La formation professionnelle est moins développée et moins financée en France que dans la moyenne de l’OCDE. Un pourcentage assez faible des actifs y a accès et pour un nombre d’heures assez faible. La France fait partie des pays où moins d’individus ont accès à peu d’heures de formation professionnelle. Enfin moins on est diplômé moins on a de chance d’accéder à la formation professionnelle. Plus on est âgé plus on est exclu de cette formation. Alors que l’âge du départ en retraite augmente on continue à ne pas s’intéresser àla formation des séniors.

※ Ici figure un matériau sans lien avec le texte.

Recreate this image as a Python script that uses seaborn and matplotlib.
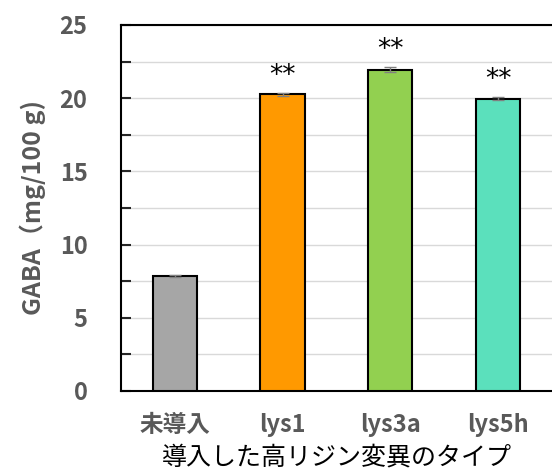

Il y a donc une double urgence. IL faut à la fois améliorer le système éducatif où l’échec scolaire est très lié à l’origine sociale et la formation professionnelle, elle aussi en difficulté pour s’adresser au public le plus défavorisé.
D’où une série de recommandation portées par E Charbonnier. Pour l’OCDE, il faut associer davantage le monde professionnel à l’enseignement secondaire, former les jeunes à un métier sans oublier les compétences générales. L’orientation entre lse secondaire et le supérieur doit être améliorée pour les lycéens professionnels et technologiques. Ils représentent la moitié des bacheliers mais ont du mal à accéder aux formations supérieures courtes et échouent en université. L’OCDE revendique aussi la création d’un droit différé à la formation professionnelle pour les jeunes sortis sans qualification. Il faut qu’ils puissent reprendre des études tout en gardant éventuellement leur emploi.
L’étude PIAAC. L’OCDE devrait nous permettre d’en savoir davantage sur l’état de la formation professionnelle en France. Elle rendra public à l’automne les résultats de l’étude PIAAC sur les compétences des adultes de 16 à 65 ans. 24 pays ont participé à l’enquête. Nul doute que le collectif soit aussi à l’écoute de ces enseignements.